Another question about reflection masking:
Im having trouble understanding these directions:
Masking the reflection
Some materials will have varying amounts of shininess. For example, a metal texture would not be very shiny wherever it's rusty. A mask will allow you to determine the reflectivity of each pixel of your texture.
1. Start by making the mask in grayscale at the same resolution as your original texture. The brightness of the mask will be multiplied by the opacity of the envmap, on top of the envmaptint. In other words, black means no reflection and white means full reflection. The rest of the steps depend on whether your material has a normal map:
2a. Masking a material with a normal map
Save the mask into the alpha channel of your normal map. Now add this line to your VMF:
"$normalmapalphaenvmapmask" 1
2b. Masking a material without a normal map
Save the mask as a new TGA file (no alpha channel) with _mask at the end of the name. Convert it to a VTF and put it in the same directory as your texture. Add this line to your VMF:
"$envmapmask" "texture name"
and fill in the path and name of your mask.

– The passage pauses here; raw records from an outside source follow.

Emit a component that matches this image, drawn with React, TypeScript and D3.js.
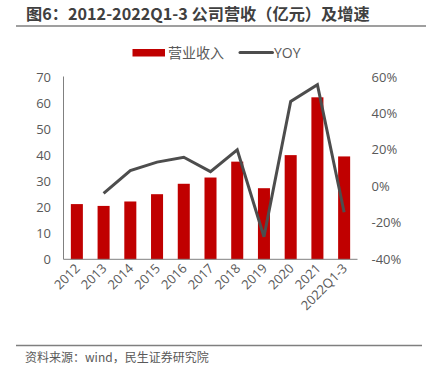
import React from "react";
import * as d3 from "d3";

const categories = ["2012","2013","2014","2015","2016","2017","2018","2019","2020","2021","2022Q1-3"];
const revenue = [21.2, 20.5, 22.2, 25.0, 29.0, 31.4, 37.5, 27.3, 40.0, 62.2, 39.5];
const yoy: (number | null)[] = [null, -3.8, 8.7, 13.3, 16.0, 8.1, 20.0, -27.6, 46.6, 55.8, -14.2];
const leftTicks = [0, 10, 20, 30, 40, 50, 60, 70];
const rightTicks = [-40, -20, 0, 20, 40, 60];

const W = 426, H = 368;
const plotLeft = 63.5, plotRight = 357.5, plotTop = 77, plotBottom = 259.3;
const FONT = "'Open Sans', 'Noto Sans CJK SC', sans-serif";
const TICK_COLOR = "#595959";

export default function App() {
  const x = d3.scaleBand<string>().domain(categories).range([plotLeft, plotRight]).paddingInner(0.55).paddingOuter(0.275);
  const yL = d3.scaleLinear().domain([0, 70]).range([plotBottom, plotTop]);
  const yR = d3.scaleLinear().domain([-40, 60]).range([plotBottom, plotTop]);
  const cx = (c: string) => (x(c) as number) + x.bandwidth() / 2;
  const pts = categories.map((c, i) => ({ c, v: yoy[i] })).filter(d => d.v !== null) as { c: string; v: number }[];
  const line = d3.line<{ c: string; v: number }>().x(d => cx(d.c)).y(d => yR(d.v));

  return (
    <svg width={W} height={H} style={{ position: "absolute", left: 0, top: 0, background: "#fff" }} fontFamily={FONT}>
      <text x={26} y={20} fontSize={16.2} fontWeight="bold" fill="#404040" fontFamily="'Noto Sans CJK SC', 'Open Sans', sans-serif">图6：2012-2022Q1-3 公司营收（亿元）及增速</text>
      <line x1={16} x2={426} y1={26} y2={26} stroke="#7f7f7f" strokeWidth={1.5} />

      {/* legend */}
      <rect x={132.5} y={49} width={32.5} height={7.5} fill="#C00000" />
      <text x={168} y={58} fontSize={14} fill={TICK_COLOR} fontFamily="'Noto Sans CJK SC', sans-serif">营业收入</text>
      <line x1={240} x2={272.5} y1={52.5} y2={52.5} stroke="#4d4d4d" strokeWidth={3} strokeLinecap="round" />
      <text x={274} y={58} fontSize={14} fill={TICK_COLOR}>YOY</text>

      {/* bars */}
      {categories.map((c, i) => (
        <rect key={c} x={x(c)} y={yL(revenue[i])} width={x.bandwidth()} height={plotBottom - yL(revenue[i])} fill="#C00000" />
      ))}

      {/* axes lines */}
      <line x1={plotLeft} x2={plotLeft} y1={plotTop - 0.5} y2={plotBottom} stroke="#808080" strokeWidth={1} />
      <line x1={plotLeft} x2={plotRight} y1={plotBottom} y2={plotBottom} stroke="#808080" strokeWidth={1} />

      {/* line */}
      <path d={line(pts) || ""} fill="none" stroke="#4d4d4d" strokeWidth={3} strokeLinejoin="miter" />

      {/* left ticks */}
      {leftTicks.map(t => (
        <text key={t} x={51} y={yL(t) + 4.5} fontSize={13} textAnchor="end" fill={TICK_COLOR}>{t}</text>
      ))}
      {/* right ticks */}
      {rightTicks.map(t => (
        <text key={t} x={371.5} y={yR(t) + 4.5} fontSize={13} textAnchor="start" fill={TICK_COLOR}>{t}%</text>
      ))}
      {/* x labels */}
      {categories.map(c => (
        <text key={c} transform={`translate(${cx(c) + 4},${plotBottom + 10}) rotate(-45)`} fontSize={13} textAnchor="end" fill={TICK_COLOR}>{c}</text>
      ))}

      <line x1={16} x2={422} y1={345.5} y2={345.5} stroke="#7f7f7f" strokeWidth={1.5} />
      <text x={25} y={362} fontSize={12} fill="#595959" fontFamily="'Noto Sans CJK SC', 'Open Sans', sans-serif">资料来源：wind，民生证券研究院</text>
    </svg>
  );
}
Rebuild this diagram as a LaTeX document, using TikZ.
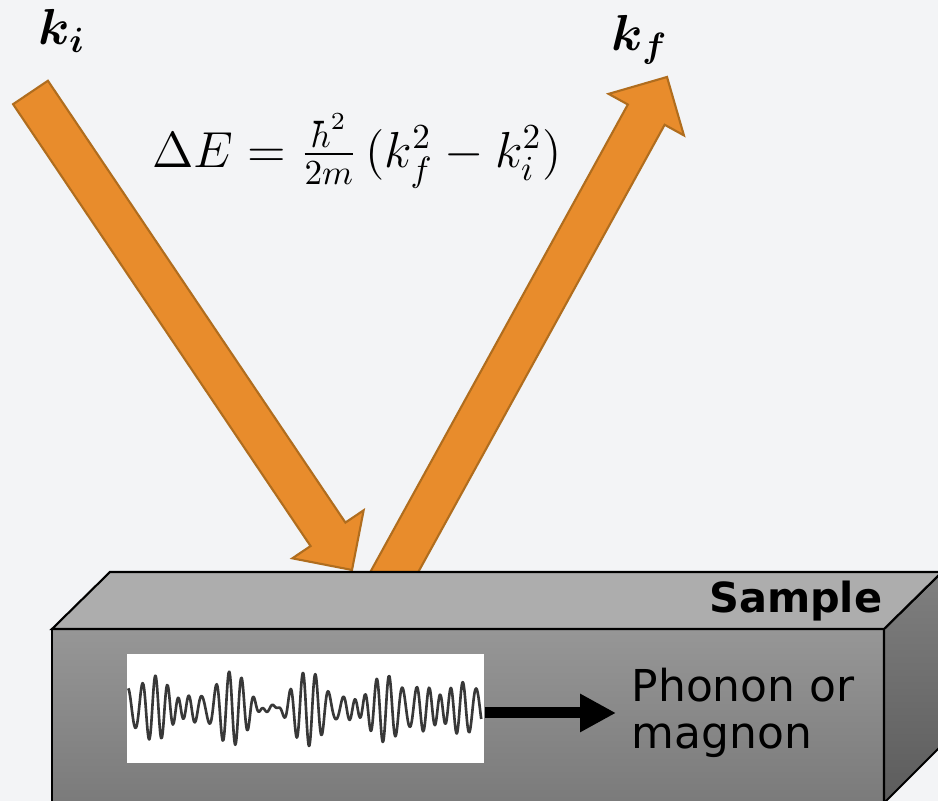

Here's an example VMT for a material with a normal map. Since we already have a normal map, we'd just embed the mask into the alpha channel of the normal map, as described in step 2a.
"LightmappedGeneric"
{
"$basetexture" "walls/brickwall"
"$surfaceprop" "brick"
"$bumpmap" " walls/brickwall_normal"
"$envmap" "env_cubemap"
"$envmaptint" "[.5 .5 .5]"
"$normalmapalphaenvmapmask" 1
Its Step 2 I dont understand. Saving in the alpha channel? Does that mean save the texture in 32 bit format for the alpha and simply add the "$envmapmask" "texture name"? If I have a bumpmap already, Do I make another grayscale with the mask and somehow save it to the alpha channel? How does it work?